I enter this year, and this blog in particular, with more questions than answers...More uncertainties than ever before, and yet more hope. I still feel strongly that interests in such things as sustainable living, clearing our lives of clutter, making more space for what matters and using that space efficiently (i.e. tiny homes are on my research radar this year...Love that Tiny Home Nation, but what I want to see is where these folks are in 10 years...Did they last? Are their marriages are still in tact? Are they tired of living in a cute closet on wheels or did they really use all they'd saved to experience life more fully? Again, uncertain, but hopeful.) I feel strongly our interests in these things are happening for a reason...that I'm not the only one asking "How do I slow this train down?" and I'm not the only one wondering "How did it get this crazed in the first place?"
Seems everyone I talk to these day (be they Thurmans, be they corporate execs, be they entrepreneurs) are dealing in some aspect of the same. Something's going on here. We've got more luxuries, more technology, more access to information, more HELP by way of things to save us time, and yet no one seems to have any spare time to show for it. (How'd that happen? Or are we using these things improperly, after all, every phone, pad and gizmo comes with an instruction booklet, but none comes with the booklet to warn you how having all this nifty new gear might one day affect your sanity.)
So that's me. That's where my mind goes when I'm not blogging...(I'm still writing mind you, just silently, in a journal long hand, but to give you a clue, that's where my mind has been.) I enter this year still searching for answers on how to prepare the proper soil, but more than getting beneath my garden's soil, I want to dig beneath the surface of my own life's dirt to see what root rot may've set in when I wasn't looking.)
So if you're curious (or just grateful someone decided to be the self-appointed guinea pig here), bookmark me.

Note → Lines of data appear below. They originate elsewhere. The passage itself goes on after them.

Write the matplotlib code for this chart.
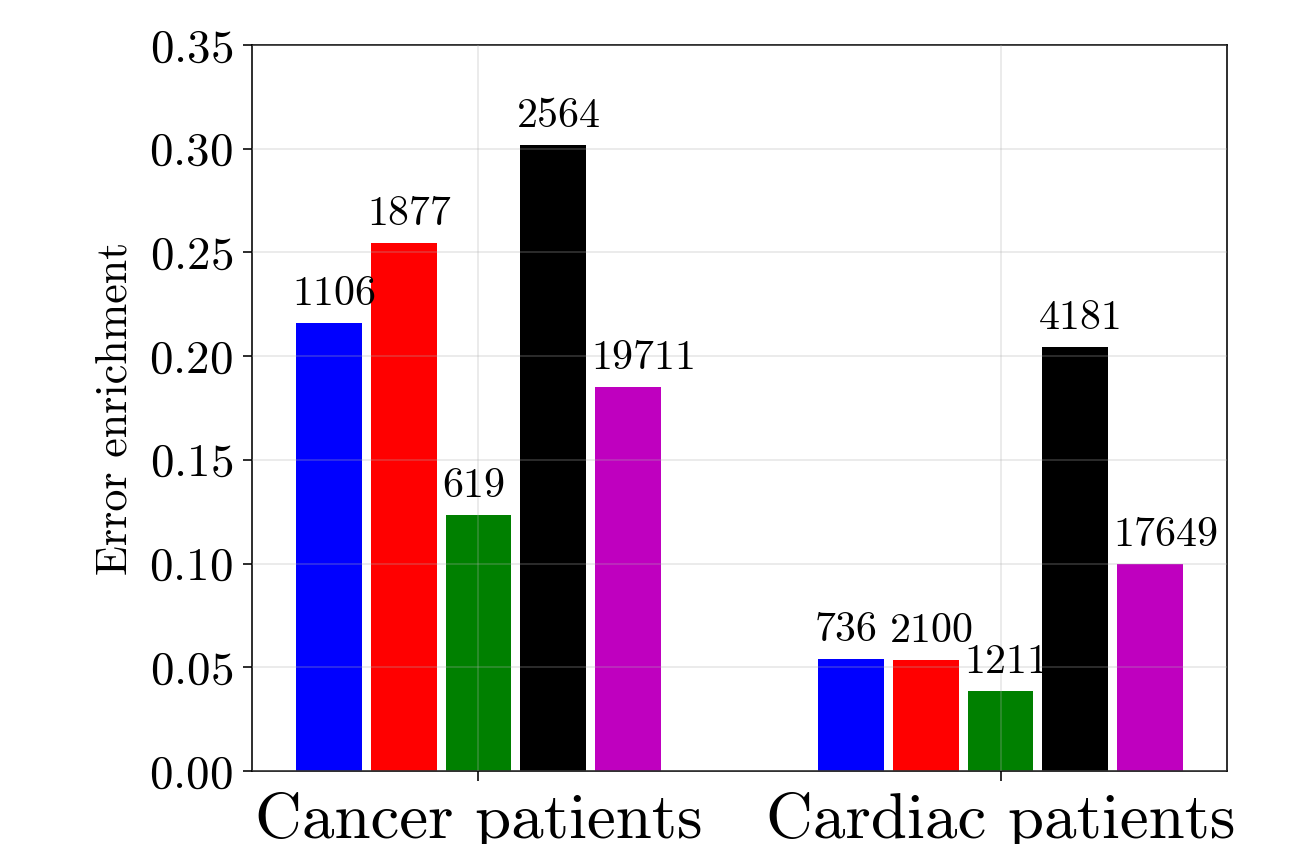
import numpy as np
import matplotlib
matplotlib.use("Agg")
import matplotlib.pyplot as plt

# Error enrichment per method, for each patient cohort
groups = ["Cancer patients", "Cardiac patients"]
enrichment_cancer = [0.216, 0.2545, 0.1235, 0.3018, 0.1852]
enrichment_cardiac = [0.0541, 0.0535, 0.0386, 0.2045, 0.0998]
counts_cancer = [1106, 1877, 619, 2564, 19711]
counts_cardiac = [736, 2100, 1211, 4181, 17649]
bar_colors = ["b", "r", "g", "k", "m"]

plt.rcParams["font.family"] = "cmr10"
plt.rcParams["mathtext.fontset"] = "cm"
plt.rcParams["axes.formatter.use_mathtext"] = True

fig = plt.figure(figsize=(1292 / 144, 844 / 144), dpi=144)
ax = fig.add_axes([252 / 1292, 73 / 844, 975 / 1292, 726 / 844])

x = np.arange(len(groups))
n = len(bar_colors)
step = 1 / 7
width = 0.126

values = np.array([enrichment_cancer, enrichment_cardiac])
counts = np.array([counts_cancer, counts_cardiac])

for i, color in enumerate(bar_colors):
    pos = x + (i - (n - 1) / 2) * step
    ax.bar(pos, values[:, i], width=width, color=color, zorder=1)
    for xp, h, c in zip(pos, values[:, i], counts[:, i]):
        ax.text(xp - 0.07, h + 0.0087, str(c), ha="left", va="baseline",
                fontsize=21)

ax.set_ylim(0, 0.35)
ax.set_yticks(np.arange(0, 0.351, 0.05))
ax.set_xticks(x)
ax.set_xticklabels(groups, fontsize=32.5)
ax.tick_params(axis="y", labelsize=23.5, length=4.5, width=0.8, pad=5)
ax.tick_params(axis="x", length=5, width=0.8, pad=5.5)
ax.set_ylabel("Error enrichment", fontsize=22, labelpad=7)
ax.grid(True, color="#b0b0b0", alpha=0.3, linewidth=0.8, zorder=2)
ax.set_axisbelow(False)

fig.savefig("out.png", dpi=144)
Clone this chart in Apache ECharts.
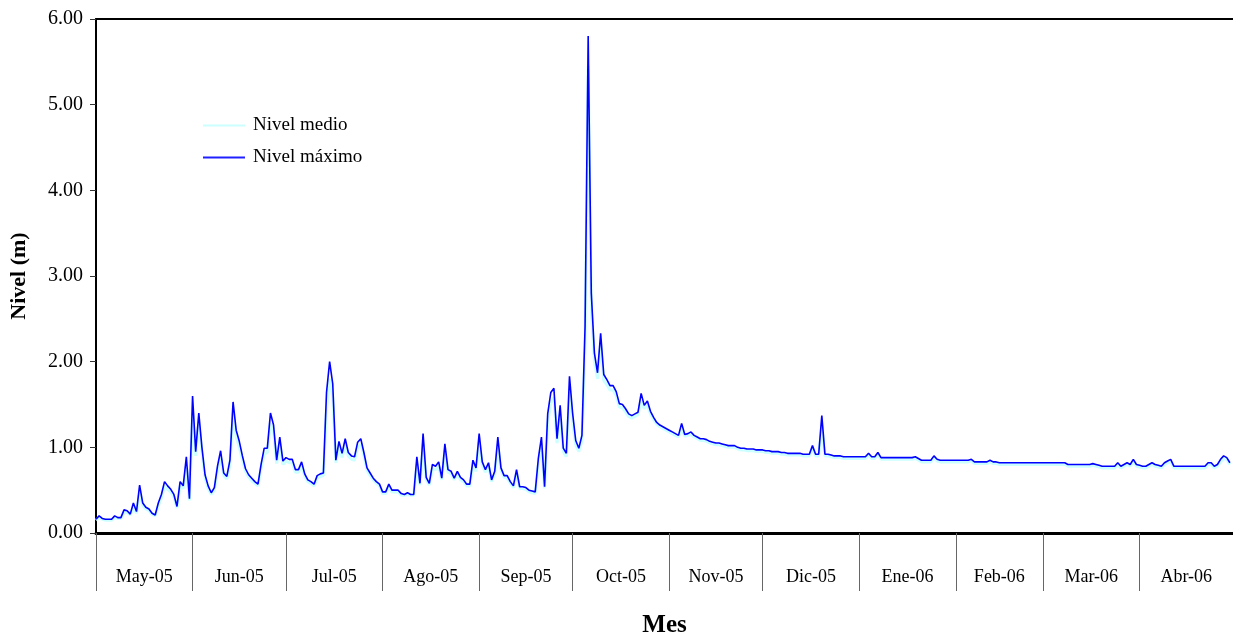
<!DOCTYPE html>
<html>
<head>
<meta charset="utf-8">
<script src="https://cdn.jsdelivr.net/npm/echarts@6/dist/echarts.min.js"></script>
<style>html,body{margin:0;padding:0;background:#fff;overflow:hidden;width:1233px;height:643px}#c{width:1233px;height:643px;overflow:hidden}</style>
</head>
<body>
<div id="c"></div>
<script>
// Month labels and day-boundaries (day index from 1 May 2005)
var monthLabels = ['May-05','Jun-05','Jul-05','Ago-05','Sep-05','Oct-05','Nov-05','Dic-05','Ene-06','Feb-06','Mar-06','Abr-06'];
var monthStarts = [0,31,61,92,123,153,184,214,245,276,304,335,365];
var yTicks = [0,1,2,3,4,5,6];

// Nivel máximo (m), daily, per month
var maxMay = [0.16,0.20,0.17,0.16,0.16,0.16,0.20,0.18,0.18,0.27,0.26,0.22,0.35,0.25,0.56,0.35,0.30,0.28,0.23,0.21,0.35,0.45,0.60,0.55,0.51,0.45,0.31,0.60,0.55,0.89,0.40];
var maxJun = [1.60,0.95,1.40,1.00,0.68,0.55,0.47,0.53,0.78,0.96,0.70,0.66,0.85,1.53,1.20,1.07,0.90,0.75,0.68,0.64,0.60,0.57,0.80,0.99,0.99,1.40,1.26,0.85,1.12,0.84];
var maxJul = [0.88,0.86,0.86,0.74,0.74,0.83,0.69,0.62,0.60,0.57,0.67,0.69,0.70,1.64,2.00,1.74,0.85,1.07,0.93,1.10,0.94,0.90,0.89,1.06,1.10,0.94,0.76,0.70,0.64,0.60,0.57];
var maxAgo = [0.48,0.48,0.57,0.50,0.50,0.50,0.46,0.45,0.47,0.45,0.45,0.89,0.58,1.16,0.65,0.58,0.80,0.78,0.83,0.64,1.04,0.74,0.72,0.64,0.72,0.65,0.62,0.57,0.57,0.85,0.76];
var maxSep = [1.16,0.83,0.74,0.82,0.62,0.72,1.12,0.76,0.67,0.67,0.60,0.55,0.74,0.54,0.54,0.53,0.50,0.49,0.48,0.87,1.12,0.54,1.39,1.64,1.69,1.10,1.49,0.99,0.93,1.83];
var maxOct = [1.40,1.08,0.99,1.14,2.41,5.80,2.80,2.10,1.87,2.33,1.85,1.79,1.72,1.72,1.65,1.51,1.50,1.45,1.39,1.37,1.39,1.41,1.63,1.49,1.54,1.42,1.35,1.29,1.26,1.24,1.22];
var maxNov = [1.20,1.18,1.16,1.14,1.28,1.15,1.16,1.18,1.14,1.12,1.10,1.10,1.09,1.07,1.06,1.05,1.05,1.04,1.03,1.02,1.02,1.02,1.00,0.99,0.99,0.98,0.98,0.98,0.97,0.97];
var maxDic = [0.97,0.96,0.96,0.95,0.95,0.95,0.94,0.94,0.93,0.93,0.93,0.93,0.93,0.92,0.92,0.92,1.02,0.92,0.92,1.37,0.92,0.92,0.91,0.90,0.90,0.90,0.89,0.89,0.89,0.89,0.89];
var maxEne = [0.89,0.89,0.89,0.93,0.89,0.89,0.94,0.88,0.88,0.88,0.88,0.88,0.88,0.88,0.88,0.88,0.88,0.88,0.89,0.87,0.85,0.85,0.85,0.85,0.90,0.86,0.85,0.85,0.85,0.85,0.85];
var maxFeb = [0.85,0.85,0.85,0.85,0.85,0.86,0.83,0.83,0.83,0.83,0.83,0.85,0.83,0.83,0.82,0.82,0.82,0.82,0.82,0.82,0.82,0.82,0.82,0.82,0.82,0.82,0.82,0.82];
var maxMar = [0.82,0.82,0.82,0.82,0.82,0.82,0.82,0.82,0.80,0.80,0.80,0.80,0.80,0.80,0.80,0.80,0.81,0.80,0.79,0.78,0.78,0.78,0.78,0.78,0.82,0.78,0.80,0.82,0.80,0.86,0.80];
var maxAbr = [0.79,0.78,0.78,0.80,0.82,0.80,0.79,0.78,0.82,0.84,0.86,0.78,0.78,0.78,0.78,0.78,0.78,0.78,0.78,0.78,0.78,0.78,0.82,0.82,0.78,0.80,0.86,0.90,0.88,0.82];

// Nivel medio (m), daily, per month
var medMay = [0.15,0.18,0.16,0.15,0.15,0.15,0.18,0.17,0.17,0.24,0.24,0.21,0.30,0.23,0.48,0.32,0.28,0.26,0.22,0.20,0.32,0.41,0.55,0.51,0.48,0.42,0.29,0.55,0.52,0.78,0.38];
var medJun = [1.40,0.90,1.28,0.95,0.64,0.52,0.45,0.50,0.72,0.88,0.67,0.63,0.80,1.40,1.12,1.00,0.85,0.72,0.65,0.61,0.58,0.55,0.76,0.92,0.94,1.28,1.18,0.81,1.04,0.80];
var medJul = [0.84,0.82,0.82,0.71,0.71,0.79,0.66,0.60,0.58,0.55,0.64,0.66,0.67,1.45,1.80,1.58,0.82,1.00,0.88,1.03,0.90,0.86,0.85,1.00,1.04,0.90,0.73,0.67,0.62,0.58,0.55];
var medAgo = [0.46,0.46,0.54,0.48,0.48,0.48,0.44,0.44,0.45,0.44,0.44,0.80,0.56,1.04,0.62,0.56,0.75,0.74,0.78,0.62,0.96,0.71,0.69,0.62,0.69,0.62,0.60,0.55,0.55,0.79,0.72];
var medSep = [1.06,0.79,0.71,0.78,0.60,0.69,1.02,0.73,0.65,0.64,0.58,0.53,0.70,0.52,0.52,0.51,0.48,0.47,0.46,0.80,1.02,0.52,1.28,1.52,1.58,1.05,1.38,0.95,0.89,1.68];
var medOct = [1.28,1.03,0.95,1.08,2.20,5.45,2.60,2.00,1.80,2.20,1.78,1.73,1.67,1.67,1.60,1.47,1.46,1.41,1.36,1.34,1.36,1.38,1.55,1.45,1.49,1.39,1.32,1.27,1.24,1.22,1.20];
var medNov = [1.18,1.16,1.14,1.12,1.22,1.13,1.14,1.15,1.12,1.10,1.08,1.08,1.07,1.05,1.04,1.03,1.03,1.02,1.01,1.00,1.00,1.00,0.98,0.97,0.97,0.96,0.96,0.96,0.95,0.95];
var medDic = [0.95,0.94,0.94,0.93,0.93,0.93,0.92,0.92,0.91,0.91,0.91,0.91,0.91,0.90,0.90,0.90,0.98,0.90,0.90,1.25,0.90,0.90,0.89,0.88,0.88,0.88,0.87,0.87,0.87,0.87,0.87];
var medEne = [0.87,0.87,0.87,0.91,0.87,0.87,0.92,0.86,0.86,0.86,0.86,0.86,0.86,0.86,0.86,0.86,0.86,0.86,0.87,0.85,0.83,0.83,0.83,0.83,0.88,0.84,0.83,0.83,0.83,0.83,0.83];
var medFeb = [0.83,0.83,0.83,0.83,0.83,0.84,0.81,0.81,0.81,0.81,0.81,0.83,0.81,0.81,0.80,0.80,0.80,0.80,0.80,0.80,0.80,0.80,0.80,0.80,0.80,0.80,0.80,0.80];
var medMar = [0.80,0.80,0.80,0.80,0.80,0.80,0.80,0.80,0.78,0.78,0.78,0.78,0.78,0.78,0.78,0.78,0.79,0.78,0.77,0.76,0.76,0.76,0.76,0.76,0.80,0.76,0.78,0.80,0.78,0.83,0.78];
var medAbr = [0.77,0.76,0.76,0.78,0.80,0.78,0.77,0.76,0.80,0.82,0.83,0.76,0.76,0.76,0.76,0.76,0.76,0.76,0.76,0.76,0.76,0.76,0.80,0.80,0.76,0.78,0.83,0.87,0.86,0.80];

var maxAll = [].concat(maxMay,maxJun,maxJul,maxAgo,maxSep,maxOct,maxNov,maxDic,maxEne,maxFeb,maxMar,maxAbr);
var medAll = [].concat(medMay,medJun,medJul,medAgo,medSep,medOct,medNov,medDic,medEne,medFeb,medMar,medAbr);
var maxData = maxAll.map(function(v,i){return [i,v];});
var medData = medAll.map(function(v,i){return [i,v];});
var labelPos = monthLabels.map(function(m,i){return (monthStarts[i]+monthStarts[i+1])/2;});

var FONT = '"Liberation Serif","Times New Roman",serif';
var chart = echarts.init(document.getElementById('c'), null, {renderer:'canvas', width:1233, height:643});
chart.setOption({
  animation:false,
  backgroundColor:'#fff',
  grid:{left:96, right:-4, top:19, bottom:104, containLabel:false},
  legend:{
    orient:'vertical', left:203, top:116, itemGap:13, itemWidth:42, itemHeight:14, padding:0,
    icon:'path://M0,6L42,6L42,8L0,8Z',
    textStyle:{fontFamily:FONT, fontSize:19, color:'#000', padding:[0,0,0,3]},
    data:[{name:'Nivel medio', itemStyle:{color:'#ccffff'}},{name:'Nivel máximo', itemStyle:{color:'#2020ff'}}]
  },
  xAxis:[{
    type:'value', min:0, max:365, position:'bottom',
    name:'Mes', nameLocation:'middle', nameGap:80,
    nameTextStyle:{fontFamily:FONT, fontSize:25, fontWeight:'bold', color:'#000'},
    axisLine:{onZero:false, lineStyle:{color:'#000', width:3}},
    axisTick:{show:true, customValues:monthStarts, length:58, lineStyle:{color:'#666', width:1}},
    axisLabel:{customValues:labelPos, margin:35, fontFamily:FONT, fontSize:18, color:'#000',
      formatter:function(v){var k=labelPos.indexOf(v);return k>=0?monthLabels[k]:'';}},
    splitLine:{show:false}
  },{
    type:'value', min:0, max:365, position:'top',
    axisLine:{show:true, onZero:false, lineStyle:{color:'#000', width:2}},
    axisTick:{show:false}, axisLabel:{show:false}, splitLine:{show:false}
  }],
  yAxis:{
    type:'value', min:yTicks[0], max:yTicks[yTicks.length-1], interval:1,
    name:'Nivel (m)', nameLocation:'middle', nameGap:66, nameRotate:90,
    nameTextStyle:{fontFamily:FONT, fontSize:22, fontWeight:'bold', color:'#000'},
    axisLine:{show:true, onZero:false, lineStyle:{color:'#000', width:2}},
    axisTick:{show:true, length:6, lineStyle:{color:'#333', width:1}},
    axisLabel:{margin:13, fontFamily:FONT, fontSize:20, color:'#000', formatter:function(v){return v.toFixed(2);}},
    splitLine:{show:false}
  },
  series:[
    {name:'Nivel medio', type:'line', data:medData, symbol:'none', z:2,
     lineStyle:{color:'#ccffff', width:3}, itemStyle:{color:'#ccffff'}},
    {name:'Nivel máximo', type:'line', data:maxData, symbol:'none', z:3,
     lineStyle:{color:'#0000ff', width:1.6}, itemStyle:{color:'#0000ff'}}
  ]
});
</script>
</body>
</html>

I got halfway done with a new website that will allow you to ask for a notice with each new blog, but until I get the other half done, just bookmark it. I'll be here most everyday, Lord willing.
And get ready for the pictures. Got goat babies due just any day. Rosebud (Rosey's daughter) had a litter of pups smack dab in the middle of my mom's surgical ordeal, so THAT was a high and low kinda roller coaster...Life on the farm is far from laid back, but there's a lot to keep you smiling (if not downright laughing)...And still, there's plenty to make you think (and feel...and ask).
So...here's to a brand new year, with some brand new resolutions, starting with "More silence...More meditating... More intentional focus to life's little decisions, that eventually account for the big ones...More sharing of what matters most (assuming you find it...to me-- this one's the biggie. If we could each but figure this one out, why wouldn't this be a swell place to live? )
Here's to the journey. As my friend Richard Bach once wrote,
"Here is the test to find whether your mission on earth is finished:
if you're alive, it isn't."
(From Illusions...My favorite book. Ever. If you haven't read it, I can't recommend it highly enough. Bach is my kinda author, my kinda thinker...but that's another blog for another day.)So Happy New Year, kindred spirits and kind-hearted souls...
Be happy.
It's New.
You're Here.
Karlen,
ReplyDeleteI am so happy to see you are back to blogging. I follow you and the farm and your animals on Face book! Best of the best in 2016!
This post is, of course, precisely why we treasure you. A real spirit in real life, doing, searching, being, and then writing beautifully about all of it. Thank you.